• **Work required**
For the data that follows, report how many lines contain the word "this", and nothing else.

• **Material provided**
^^^^

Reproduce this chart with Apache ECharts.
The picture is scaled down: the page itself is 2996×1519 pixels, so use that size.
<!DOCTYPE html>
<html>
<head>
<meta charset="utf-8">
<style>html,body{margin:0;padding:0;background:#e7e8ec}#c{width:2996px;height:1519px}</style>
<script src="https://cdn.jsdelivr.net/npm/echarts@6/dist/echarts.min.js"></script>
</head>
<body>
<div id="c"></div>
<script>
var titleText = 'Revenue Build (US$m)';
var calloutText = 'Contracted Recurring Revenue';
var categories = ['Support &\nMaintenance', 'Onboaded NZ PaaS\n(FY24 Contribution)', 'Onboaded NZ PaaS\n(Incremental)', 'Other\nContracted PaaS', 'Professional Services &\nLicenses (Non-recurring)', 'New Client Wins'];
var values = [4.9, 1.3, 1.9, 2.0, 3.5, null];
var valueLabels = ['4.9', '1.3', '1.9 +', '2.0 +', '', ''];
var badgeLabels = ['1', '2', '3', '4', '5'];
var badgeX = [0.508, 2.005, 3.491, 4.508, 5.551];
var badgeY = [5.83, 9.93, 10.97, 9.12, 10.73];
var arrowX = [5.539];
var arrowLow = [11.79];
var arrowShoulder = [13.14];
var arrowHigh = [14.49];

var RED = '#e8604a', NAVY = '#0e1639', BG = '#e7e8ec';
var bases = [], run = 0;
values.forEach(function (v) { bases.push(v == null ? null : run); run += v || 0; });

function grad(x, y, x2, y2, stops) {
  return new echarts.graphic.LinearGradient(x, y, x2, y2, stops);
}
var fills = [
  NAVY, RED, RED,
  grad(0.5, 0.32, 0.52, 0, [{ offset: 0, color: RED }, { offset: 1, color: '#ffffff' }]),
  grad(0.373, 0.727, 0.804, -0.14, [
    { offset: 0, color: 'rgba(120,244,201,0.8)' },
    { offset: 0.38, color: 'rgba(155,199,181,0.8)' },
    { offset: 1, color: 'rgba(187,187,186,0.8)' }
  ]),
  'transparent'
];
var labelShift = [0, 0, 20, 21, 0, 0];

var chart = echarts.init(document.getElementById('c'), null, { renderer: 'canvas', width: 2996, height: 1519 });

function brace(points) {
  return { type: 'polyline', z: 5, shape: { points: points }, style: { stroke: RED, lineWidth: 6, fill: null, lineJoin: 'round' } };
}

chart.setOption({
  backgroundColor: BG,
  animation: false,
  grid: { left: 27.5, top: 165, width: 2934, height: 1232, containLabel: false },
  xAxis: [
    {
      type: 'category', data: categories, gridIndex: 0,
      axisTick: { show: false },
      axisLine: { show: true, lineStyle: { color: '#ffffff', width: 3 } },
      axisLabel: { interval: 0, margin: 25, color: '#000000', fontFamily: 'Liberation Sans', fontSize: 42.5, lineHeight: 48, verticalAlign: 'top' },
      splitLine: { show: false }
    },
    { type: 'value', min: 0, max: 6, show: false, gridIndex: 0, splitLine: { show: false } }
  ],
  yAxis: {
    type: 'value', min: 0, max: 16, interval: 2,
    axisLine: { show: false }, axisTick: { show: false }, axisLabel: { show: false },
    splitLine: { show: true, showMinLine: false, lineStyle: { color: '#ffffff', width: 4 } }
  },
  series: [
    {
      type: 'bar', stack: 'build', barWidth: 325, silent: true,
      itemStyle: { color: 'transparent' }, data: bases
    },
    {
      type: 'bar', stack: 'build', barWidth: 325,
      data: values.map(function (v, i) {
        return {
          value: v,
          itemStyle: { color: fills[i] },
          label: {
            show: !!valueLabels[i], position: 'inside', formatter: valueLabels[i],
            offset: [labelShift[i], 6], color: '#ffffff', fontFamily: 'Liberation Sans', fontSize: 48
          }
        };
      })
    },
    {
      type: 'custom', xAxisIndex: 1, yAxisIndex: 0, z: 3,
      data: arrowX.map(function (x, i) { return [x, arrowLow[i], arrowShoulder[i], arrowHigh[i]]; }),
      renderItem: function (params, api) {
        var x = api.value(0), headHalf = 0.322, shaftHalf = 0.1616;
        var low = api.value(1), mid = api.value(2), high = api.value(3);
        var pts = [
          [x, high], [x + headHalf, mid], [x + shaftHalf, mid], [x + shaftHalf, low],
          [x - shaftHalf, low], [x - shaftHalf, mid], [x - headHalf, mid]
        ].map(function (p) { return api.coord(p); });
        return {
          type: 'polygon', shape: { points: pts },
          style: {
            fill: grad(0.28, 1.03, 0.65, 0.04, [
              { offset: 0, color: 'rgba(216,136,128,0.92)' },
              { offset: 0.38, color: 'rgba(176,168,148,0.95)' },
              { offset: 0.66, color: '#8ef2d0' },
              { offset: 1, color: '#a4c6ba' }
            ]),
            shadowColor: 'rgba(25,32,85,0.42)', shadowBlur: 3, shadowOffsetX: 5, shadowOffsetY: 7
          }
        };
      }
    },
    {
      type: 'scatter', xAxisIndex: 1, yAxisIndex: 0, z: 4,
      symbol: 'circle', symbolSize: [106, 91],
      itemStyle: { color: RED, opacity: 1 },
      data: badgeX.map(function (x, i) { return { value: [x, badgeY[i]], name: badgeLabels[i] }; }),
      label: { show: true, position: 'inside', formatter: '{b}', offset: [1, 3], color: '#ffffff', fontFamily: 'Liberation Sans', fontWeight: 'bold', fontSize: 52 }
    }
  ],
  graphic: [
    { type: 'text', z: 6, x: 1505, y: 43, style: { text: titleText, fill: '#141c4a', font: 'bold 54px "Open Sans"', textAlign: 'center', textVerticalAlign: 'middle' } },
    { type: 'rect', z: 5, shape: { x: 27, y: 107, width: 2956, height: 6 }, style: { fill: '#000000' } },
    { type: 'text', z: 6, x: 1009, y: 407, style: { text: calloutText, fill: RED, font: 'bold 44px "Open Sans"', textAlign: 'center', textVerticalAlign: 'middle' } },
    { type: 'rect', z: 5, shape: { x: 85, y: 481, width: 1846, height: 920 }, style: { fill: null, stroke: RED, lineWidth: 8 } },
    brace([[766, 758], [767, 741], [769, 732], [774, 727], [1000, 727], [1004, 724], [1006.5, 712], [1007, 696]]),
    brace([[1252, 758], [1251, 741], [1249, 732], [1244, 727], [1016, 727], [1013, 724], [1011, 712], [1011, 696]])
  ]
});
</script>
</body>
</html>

^^^^

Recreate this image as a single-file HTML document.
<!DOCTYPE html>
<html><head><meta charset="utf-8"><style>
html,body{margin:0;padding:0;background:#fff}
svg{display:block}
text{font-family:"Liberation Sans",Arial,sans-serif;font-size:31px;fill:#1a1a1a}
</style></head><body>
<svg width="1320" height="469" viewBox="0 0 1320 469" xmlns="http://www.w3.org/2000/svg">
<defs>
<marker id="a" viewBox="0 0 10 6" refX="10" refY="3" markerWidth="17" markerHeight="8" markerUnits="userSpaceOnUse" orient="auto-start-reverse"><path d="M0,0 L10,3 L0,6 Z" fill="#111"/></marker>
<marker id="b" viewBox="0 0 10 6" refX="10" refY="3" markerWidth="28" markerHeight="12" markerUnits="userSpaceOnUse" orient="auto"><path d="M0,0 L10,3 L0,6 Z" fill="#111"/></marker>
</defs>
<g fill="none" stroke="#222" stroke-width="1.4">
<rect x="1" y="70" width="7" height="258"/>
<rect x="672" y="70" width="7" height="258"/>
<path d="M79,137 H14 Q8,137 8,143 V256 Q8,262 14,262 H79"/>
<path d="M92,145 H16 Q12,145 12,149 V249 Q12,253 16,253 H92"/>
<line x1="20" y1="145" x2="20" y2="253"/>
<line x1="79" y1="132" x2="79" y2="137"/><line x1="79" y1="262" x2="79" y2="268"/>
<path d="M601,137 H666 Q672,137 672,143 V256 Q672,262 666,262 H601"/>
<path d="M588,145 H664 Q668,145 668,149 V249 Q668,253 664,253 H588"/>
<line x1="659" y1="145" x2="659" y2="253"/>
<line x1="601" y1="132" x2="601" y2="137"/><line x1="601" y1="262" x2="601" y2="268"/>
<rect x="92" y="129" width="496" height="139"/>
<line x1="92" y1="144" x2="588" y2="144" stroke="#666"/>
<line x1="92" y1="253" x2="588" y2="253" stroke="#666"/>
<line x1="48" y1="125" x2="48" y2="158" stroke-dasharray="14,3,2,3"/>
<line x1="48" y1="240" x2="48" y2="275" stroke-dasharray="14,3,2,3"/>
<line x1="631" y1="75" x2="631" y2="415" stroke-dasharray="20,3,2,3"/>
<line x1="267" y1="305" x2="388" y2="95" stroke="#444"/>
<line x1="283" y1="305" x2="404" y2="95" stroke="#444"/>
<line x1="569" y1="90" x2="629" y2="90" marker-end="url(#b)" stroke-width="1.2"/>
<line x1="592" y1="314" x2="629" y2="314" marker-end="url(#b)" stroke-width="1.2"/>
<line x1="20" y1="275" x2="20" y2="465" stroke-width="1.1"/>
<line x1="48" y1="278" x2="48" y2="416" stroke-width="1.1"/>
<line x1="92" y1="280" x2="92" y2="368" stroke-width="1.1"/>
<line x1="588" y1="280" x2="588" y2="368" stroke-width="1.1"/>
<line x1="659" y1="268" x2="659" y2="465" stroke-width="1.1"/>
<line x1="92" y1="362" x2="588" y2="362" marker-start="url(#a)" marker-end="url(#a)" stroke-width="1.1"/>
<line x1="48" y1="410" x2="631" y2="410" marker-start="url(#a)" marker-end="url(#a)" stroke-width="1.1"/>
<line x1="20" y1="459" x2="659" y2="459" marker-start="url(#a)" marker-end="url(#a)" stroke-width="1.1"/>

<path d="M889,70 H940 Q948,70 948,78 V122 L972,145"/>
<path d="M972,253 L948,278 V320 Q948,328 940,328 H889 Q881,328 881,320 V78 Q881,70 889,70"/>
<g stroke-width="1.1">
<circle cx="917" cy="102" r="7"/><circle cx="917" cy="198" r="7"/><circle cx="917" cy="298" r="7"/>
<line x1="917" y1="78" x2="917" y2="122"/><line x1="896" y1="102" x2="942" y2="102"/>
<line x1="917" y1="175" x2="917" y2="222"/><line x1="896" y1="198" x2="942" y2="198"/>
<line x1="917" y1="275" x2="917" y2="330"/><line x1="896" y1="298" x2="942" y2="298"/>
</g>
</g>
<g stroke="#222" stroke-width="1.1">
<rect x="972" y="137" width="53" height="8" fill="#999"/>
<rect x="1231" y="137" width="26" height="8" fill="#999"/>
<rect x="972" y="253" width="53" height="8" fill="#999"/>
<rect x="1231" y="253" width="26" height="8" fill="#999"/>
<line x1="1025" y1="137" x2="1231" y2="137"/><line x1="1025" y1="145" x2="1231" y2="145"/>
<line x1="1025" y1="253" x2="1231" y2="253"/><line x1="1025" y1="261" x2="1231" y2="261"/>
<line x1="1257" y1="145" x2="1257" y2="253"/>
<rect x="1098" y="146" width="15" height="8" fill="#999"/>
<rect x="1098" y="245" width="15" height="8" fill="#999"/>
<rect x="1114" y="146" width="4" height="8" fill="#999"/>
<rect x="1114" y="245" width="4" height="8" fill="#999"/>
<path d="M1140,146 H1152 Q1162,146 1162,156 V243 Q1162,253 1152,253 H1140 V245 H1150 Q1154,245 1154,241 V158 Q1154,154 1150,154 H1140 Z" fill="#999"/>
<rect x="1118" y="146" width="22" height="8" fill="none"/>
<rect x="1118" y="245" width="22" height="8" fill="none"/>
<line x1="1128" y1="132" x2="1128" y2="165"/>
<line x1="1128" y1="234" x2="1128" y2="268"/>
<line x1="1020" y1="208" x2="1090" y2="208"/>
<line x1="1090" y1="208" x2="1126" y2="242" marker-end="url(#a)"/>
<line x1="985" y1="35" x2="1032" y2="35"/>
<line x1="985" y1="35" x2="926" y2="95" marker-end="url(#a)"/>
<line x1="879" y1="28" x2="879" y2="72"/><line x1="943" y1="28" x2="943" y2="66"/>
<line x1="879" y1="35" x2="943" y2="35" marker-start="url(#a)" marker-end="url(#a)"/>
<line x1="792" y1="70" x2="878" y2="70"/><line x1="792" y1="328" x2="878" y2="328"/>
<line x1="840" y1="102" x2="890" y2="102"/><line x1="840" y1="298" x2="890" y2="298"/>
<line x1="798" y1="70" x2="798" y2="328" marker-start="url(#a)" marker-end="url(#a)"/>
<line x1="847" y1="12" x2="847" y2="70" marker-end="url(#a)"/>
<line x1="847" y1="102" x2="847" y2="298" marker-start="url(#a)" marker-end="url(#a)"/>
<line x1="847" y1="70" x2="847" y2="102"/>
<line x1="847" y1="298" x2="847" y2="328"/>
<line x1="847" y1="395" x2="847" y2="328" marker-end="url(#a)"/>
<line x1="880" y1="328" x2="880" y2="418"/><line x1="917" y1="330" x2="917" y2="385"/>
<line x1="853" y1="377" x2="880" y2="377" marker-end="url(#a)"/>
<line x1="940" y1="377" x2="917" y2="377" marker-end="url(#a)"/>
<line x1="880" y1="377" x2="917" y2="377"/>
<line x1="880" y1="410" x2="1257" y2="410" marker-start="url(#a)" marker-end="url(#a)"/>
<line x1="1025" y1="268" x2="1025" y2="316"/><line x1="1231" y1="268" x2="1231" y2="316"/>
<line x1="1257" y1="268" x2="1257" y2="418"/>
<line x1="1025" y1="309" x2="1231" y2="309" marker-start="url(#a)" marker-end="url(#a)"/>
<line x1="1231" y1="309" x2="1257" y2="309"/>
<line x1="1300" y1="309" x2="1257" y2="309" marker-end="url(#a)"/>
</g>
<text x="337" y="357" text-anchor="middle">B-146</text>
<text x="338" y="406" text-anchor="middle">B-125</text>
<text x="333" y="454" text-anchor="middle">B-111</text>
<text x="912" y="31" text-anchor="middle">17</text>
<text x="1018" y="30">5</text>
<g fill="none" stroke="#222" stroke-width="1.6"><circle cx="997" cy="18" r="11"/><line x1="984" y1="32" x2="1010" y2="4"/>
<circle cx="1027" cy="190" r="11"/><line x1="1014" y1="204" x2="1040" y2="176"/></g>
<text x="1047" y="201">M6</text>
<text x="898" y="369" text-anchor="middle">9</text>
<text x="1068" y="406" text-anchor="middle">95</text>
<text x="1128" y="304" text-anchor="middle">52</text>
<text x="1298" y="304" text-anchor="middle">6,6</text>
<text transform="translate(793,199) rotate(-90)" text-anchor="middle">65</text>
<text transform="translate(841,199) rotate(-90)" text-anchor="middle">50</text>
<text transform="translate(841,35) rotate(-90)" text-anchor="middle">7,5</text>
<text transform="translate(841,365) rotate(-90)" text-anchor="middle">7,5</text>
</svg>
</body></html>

^^^^

• **Response**
2